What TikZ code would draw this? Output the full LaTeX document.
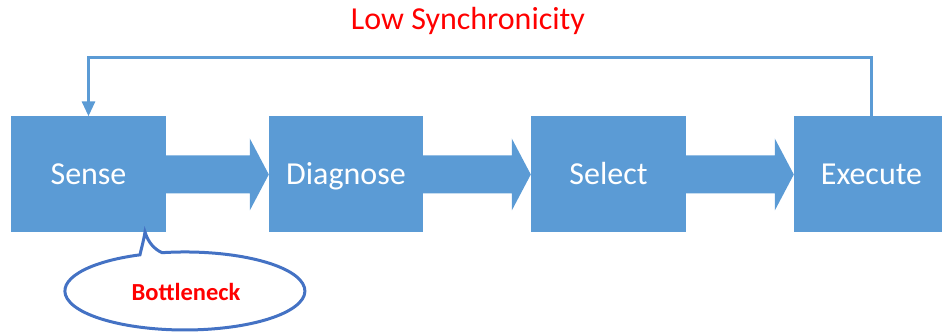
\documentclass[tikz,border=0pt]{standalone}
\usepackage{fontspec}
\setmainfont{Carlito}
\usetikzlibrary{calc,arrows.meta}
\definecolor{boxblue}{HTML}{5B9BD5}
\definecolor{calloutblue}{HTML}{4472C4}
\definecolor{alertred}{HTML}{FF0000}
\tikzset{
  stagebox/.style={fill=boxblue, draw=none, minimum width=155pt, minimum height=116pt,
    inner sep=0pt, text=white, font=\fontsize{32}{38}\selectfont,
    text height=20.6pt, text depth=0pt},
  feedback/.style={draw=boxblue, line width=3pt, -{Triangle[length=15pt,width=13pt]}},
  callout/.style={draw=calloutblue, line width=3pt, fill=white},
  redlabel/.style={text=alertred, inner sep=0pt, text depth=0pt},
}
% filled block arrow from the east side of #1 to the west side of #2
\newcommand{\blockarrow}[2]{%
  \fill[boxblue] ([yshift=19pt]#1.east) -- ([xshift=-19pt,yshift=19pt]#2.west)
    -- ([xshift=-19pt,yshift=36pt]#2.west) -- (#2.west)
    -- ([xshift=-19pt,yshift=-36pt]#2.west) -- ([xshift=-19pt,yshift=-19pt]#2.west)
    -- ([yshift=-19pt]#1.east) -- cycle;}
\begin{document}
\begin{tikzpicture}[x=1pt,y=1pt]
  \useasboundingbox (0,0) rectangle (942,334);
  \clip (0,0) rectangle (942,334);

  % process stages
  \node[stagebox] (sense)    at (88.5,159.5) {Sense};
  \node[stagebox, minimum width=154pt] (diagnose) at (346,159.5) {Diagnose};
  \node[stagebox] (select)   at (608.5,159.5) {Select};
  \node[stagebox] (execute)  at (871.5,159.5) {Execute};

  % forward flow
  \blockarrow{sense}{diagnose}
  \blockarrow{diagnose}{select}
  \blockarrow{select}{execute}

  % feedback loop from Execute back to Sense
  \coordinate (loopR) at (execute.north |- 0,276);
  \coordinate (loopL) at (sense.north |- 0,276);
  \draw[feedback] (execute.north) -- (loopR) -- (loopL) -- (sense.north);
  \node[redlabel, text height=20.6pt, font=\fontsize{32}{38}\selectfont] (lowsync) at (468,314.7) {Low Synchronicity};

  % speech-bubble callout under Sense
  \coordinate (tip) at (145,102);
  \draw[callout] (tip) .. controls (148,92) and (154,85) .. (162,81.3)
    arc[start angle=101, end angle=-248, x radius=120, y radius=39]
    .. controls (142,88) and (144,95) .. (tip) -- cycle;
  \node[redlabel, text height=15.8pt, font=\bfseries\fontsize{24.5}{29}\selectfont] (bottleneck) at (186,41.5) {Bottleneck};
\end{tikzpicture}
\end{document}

══════════════════════════════

- **Exercise**
Print the listing above in full, exactly as written. Omit any pictures.

- **Answer to this task**
What TikZ code would draw this? Output the full LaTeX document.
\documentclass[tikz,border=0pt]{standalone}
\usepackage{fontspec}
\setmainfont{Carlito}
\usetikzlibrary{calc,arrows.meta}
\definecolor{boxblue}{HTML}{5B9BD5}
\definecolor{calloutblue}{HTML}{4472C4}
\definecolor{alertred}{HTML}{FF0000}
\tikzset{
  stagebox/.style={fill=boxblue, draw=none, minimum width=155pt, minimum height=116pt,
    inner sep=0pt, text=white, font=\fontsize{32}{38}\selectfont,
    text height=20.6pt, text depth=0pt},
  feedback/.style={draw=boxblue, line width=3pt, -{Triangle[length=15pt,width=13pt]}},
  callout/.style={draw=calloutblue, line width=3pt, fill=white},
  redlabel/.style={text=alertred, inner sep=0pt, text depth=0pt},
}
% filled block arrow from the east side of #1 to the west side of #2
\newcommand{\blockarrow}[2]{%
  \fill[boxblue] ([yshift=19pt]#1.east) -- ([xshift=-19pt,yshift=19pt]#2.west)
    -- ([xshift=-19pt,yshift=36pt]#2.west) -- (#2.west)
    -- ([xshift=-19pt,yshift=-36pt]#2.west) -- ([xshift=-19pt,yshift=-19pt]#2.west)
    -- ([yshift=-19pt]#1.east) -- cycle;}
\begin{document}
\begin{tikzpicture}[x=1pt,y=1pt]
  \useasboundingbox (0,0) rectangle (942,334);
  \clip (0,0) rectangle (942,334);

  % process stages
  \node[stagebox] (sense)    at (88.5,159.5) {Sense};
  \node[stagebox, minimum width=154pt] (diagnose) at (346,159.5) {Diagnose};
  \node[stagebox] (select)   at (608.5,159.5) {Select};
  \node[stagebox] (execute)  at (871.5,159.5) {Execute};

  % forward flow
  \blockarrow{sense}{diagnose}
  \blockarrow{diagnose}{select}
  \blockarrow{select}{execute}

  % feedback loop from Execute back to Sense
  \coordinate (loopR) at (execute.north |- 0,276);
  \coordinate (loopL) at (sense.north |- 0,276);
  \draw[feedback] (execute.north) -- (loopR) -- (loopL) -- (sense.north);
  \node[redlabel, text height=20.6pt, font=\fontsize{32}{38}\selectfont] (lowsync) at (468,314.7) {Low Synchronicity};

  % speech-bubble callout under Sense
  \coordinate (tip) at (145,102);
  \draw[callout] (tip) .. controls (148,92) and (154,85) .. (162,81.3)
    arc[start angle=101, end angle=-248, x radius=120, y radius=39]
    .. controls (142,88) and (144,95) .. (tip) -- cycle;
  \node[redlabel, text height=15.8pt, font=\bfseries\fontsize{24.5}{29}\selectfont] (bottleneck) at (186,41.5) {Bottleneck};
\end{tikzpicture}
\end{document}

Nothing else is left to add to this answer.